As I listen to the partisan bickering in Washington D.C., I mourn the loss of ideas that could be fueled by real engagement. Rather than lob old ideas and quick fixes across the aisle like rhetoric bombs, they should be finding a common ground for strategic play.
Scenario planning, at its very core, calls for the integration and interplay of disparate ideas. As the ideas bend and churn to craft the narratives, they do amazing things to each other, including creating new ideas from the synthesis or reaction of the ideas in play. Scenarios also create an imaginative playground where opposing forces can find a way forward among seemingly insurmountable ideological differences.
So I challenge our elected official in Washington DC to not just reach across the aisle, but to throw a ball across the aisle, to find the courage to confront the future in a serious, and robust way.

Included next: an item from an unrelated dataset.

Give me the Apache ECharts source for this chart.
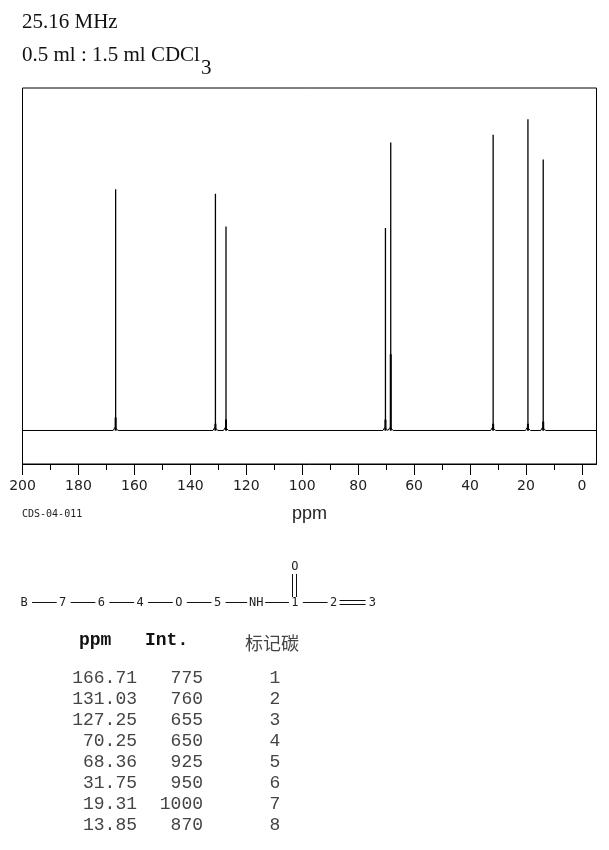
<!DOCTYPE html>
<html>
<head>
<meta charset="utf-8">
<style>
html, body { margin: 0; padding: 0; background: #fff; }
#chart { width: 609px; height: 850px; }
</style>
<script src="https://cdn.jsdelivr.net/npm/echarts@6/dist/echarts.min.js"></script>
</head>
<body>
<div id="chart"></div>
<script>
// peak table
var ppmValues = [166.71, 131.03, 127.25, 70.25, 68.36, 31.75, 19.31, 13.85];
var intValues = [775, 760, 655, 650, 925, 950, 1000, 870];
var carbonLabels = ["1", "2", "3", "4", "5", "6", "7", "8"];
// thicker lower part of each peak
var stubHeights = [42, 22, 35, 35, 245, 22, 22, 29];
var majorTicks = [200, 180, 160, 140, 120, 100, 80, 60, 40, 20, 0];
var minorTicks = [190, 170, 150, 130, 110, 90, 70, 50, 30, 10];
var chainLabels = ["B", "7", "6", "4", "O", "5", "NH", "1", "2", "3"];

var AXIS_MIN = -5.2, AXIS_MAX = 200;

var peakLine = [], stubLine = [], baseLine = [[AXIS_MAX, 0]];
ppmValues.forEach(function(ppm, i) {
    peakLine.push([ppm, 0], [ppm, intValues[i]], null);
    stubLine.push([ppm, 0], [ppm, stubHeights[i]], null);
    baseLine.push([ppm + 0.9, 0], [ppm + 0.25, 10], [ppm - 0.25, 10], [ppm - 0.9, 0]);
});
baseLine.push([AXIS_MIN, 0]);

function lineSeries(data, width) {
    return {
        type: "line",
        data: data,
        showSymbol: false,
        connectNulls: false,
        silent: true,
        lineStyle: { color: "#000", width: width },
        emphasis: { disabled: true }
    };
}

function txt(x, y, text, style) {
    return {
        type: "text",
        x: x,
        y: y,
        silent: true,
        style: Object.assign({ text: text, fill: "#222", textVerticalAlign: "middle" }, style)
    };
}

function bond(x1, y1, x2, y2) {
    return {
        type: "line",
        silent: true,
        shape: { x1: x1, y1: y1, x2: x2, y2: y2 },
        style: { stroke: "#111", lineWidth: 1 }
    };
}

var graphics = [];
var SERIF = "'Liberation Serif', serif";
var MONO = "'Liberation Mono', monospace";

// heading lines
graphics.push(txt(22, 22, "25.16 MHz", { font: "21px " + SERIF, fill: "#111" }));
graphics.push({
    type: "text",
    x: 22,
    y: 45,
    silent: true,
    style: {
        text: "{a|0.5 ml : 1.5 ml CDCl}{b|3}",
        rich: {
            a: { font: "21px " + SERIF, fill: "#111", verticalAlign: "top", lineHeight: 22 },
            b: { font: "21px " + SERIF, fill: "#111", padding: [12, 0, 0, 1], lineHeight: 34 }
        }
    }
});

graphics.push(txt(22, 514, "CDS-04-011", { font: "10px 'DejaVu Sans Mono', monospace" }));

// structure
var CHAIN_Y = 603, CHAIN_X0 = 24, CHAIN_STEP = 38.7;
var ATOM_FONT = "12px 'DejaVu Sans Mono', monospace";
chainLabels.forEach(function(label, i) {
    var cx = CHAIN_X0 + CHAIN_STEP * i;
    graphics.push(txt(cx, CHAIN_Y, label, { font: ATOM_FONT, textAlign: "center" }));
    if (i < chainLabels.length - 1 && i !== 8) {
        var gapR = label === "NH" ? 9 : 8;
        var gapL = chainLabels[i + 1] === "NH" ? 9 : 6;
        graphics.push(bond(cx + gapR, CHAIN_Y - 0.5, cx + CHAIN_STEP - gapL, CHAIN_Y - 0.5));
    }
});
var c2x = CHAIN_X0 + CHAIN_STEP * 8, c1x = CHAIN_X0 + CHAIN_STEP * 7;
graphics.push(bond(c2x + 6, 600.5, c2x + 32, 600.5));
graphics.push(bond(c2x + 6, 604.5, c2x + 32, 604.5));
graphics.push(txt(c1x, 567, "O", { font: ATOM_FONT, textAlign: "center" }));
graphics.push(bond(Math.round(c1x) - 2.5, 574, Math.round(c1x) - 2.5, 597));
graphics.push(bond(Math.round(c1x) + 1.5, 574, Math.round(c1x) + 1.5, 597));

// table
graphics.push(txt(79, 640, "ppm", { font: "bold 18px " + MONO, fill: "#111" }));
graphics.push(txt(145, 640, "Int.", { font: "bold 18px " + MONO, fill: "#111" }));
graphics.push(txt(245, 643, "标记碳", { font: "18px 'Noto Sans CJK SC', sans-serif", fill: "#444" }));
ppmValues.forEach(function(ppm, i) {
    var y = 678 + i * 21;
    graphics.push(txt(137, y, ppm.toFixed(2), { font: "18px " + MONO, textAlign: "right", fill: "#444" }));
    graphics.push(txt(203, y, String(intValues[i]), { font: "18px " + MONO, textAlign: "right", fill: "#444" }));
    graphics.push(txt(275, y, carbonLabels[i], { font: "18px " + MONO, textAlign: "center", fill: "#444" }));
});

var chart = echarts.init(document.getElementById("chart"), null, { renderer: "canvas" });
chart.setOption({
    animation: false,
    backgroundColor: "#fff",
    grid: {
        left: 22.5,
        right: 12.5,
        top: 88,
        height: 376,
        show: true,
        borderColor: "#000",
        borderWidth: 1,
        backgroundColor: "transparent"
    },
    xAxis: [
        {
            type: "value",
            inverse: true,
            min: AXIS_MIN,
            max: AXIS_MAX,
            position: "bottom",
            name: "ppm",
            nameLocation: "middle",
            nameGap: 41,
            nameTextStyle: { fontFamily: "'Liberation Sans', sans-serif", fontSize: 18, color: "#222" },
            splitLine: { show: false },
            axisLine: { show: true, onZero: false, lineStyle: { color: "#000", width: 1 } },
            axisTick: { show: true, length: 11, customValues: majorTicks, lineStyle: { color: "#000", width: 1 } },
            axisLabel: {
                show: true,
                customValues: majorTicks,
                margin: 15,
                fontFamily: "'DejaVu Sans', sans-serif",
                fontSize: 14,
                color: "#222",
                hideOverlap: false
            }
        },
        {
            type: "value",
            inverse: true,
            min: AXIS_MIN,
            max: AXIS_MAX,
            position: "bottom",
            splitLine: { show: false },
            axisLine: { show: false, onZero: false },
            axisTick: { show: true, length: 6, customValues: minorTicks, lineStyle: { color: "#000", width: 1 } },
            axisLabel: { show: false }
        }
    ],
    yAxis: {
        type: "value",
        min: -107.6,
        max: 1100,
        show: false
    },
    series: [
        lineSeries(baseLine, 1),
        lineSeries(peakLine, 1.3),
        lineSeries(stubLine, 2)
    ],
    graphic: { elements: graphics }
});
</script>
</body>
</html>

South Africa would not be the South Africa we know today without strategic play. The Mont Fleur scenarios were essential in helping South Africa imagine a way forward in what could have been one of history’s most chaotic shifts in power.
So what about it House and Senate. Get out of your ideological silos, your lobbies and your offices, your tea parties and your caucuses, and figure out a vision for America that uses the differences of opinion, the subtle agreements and the insightful offers as a starting point for reimagining our collective future. And by-the-way, make sure you let the American people play too. When you start seriously playing, you never know where the great ideas will come from, so be constantly vigilant, and radically open to innovation, no matter its source.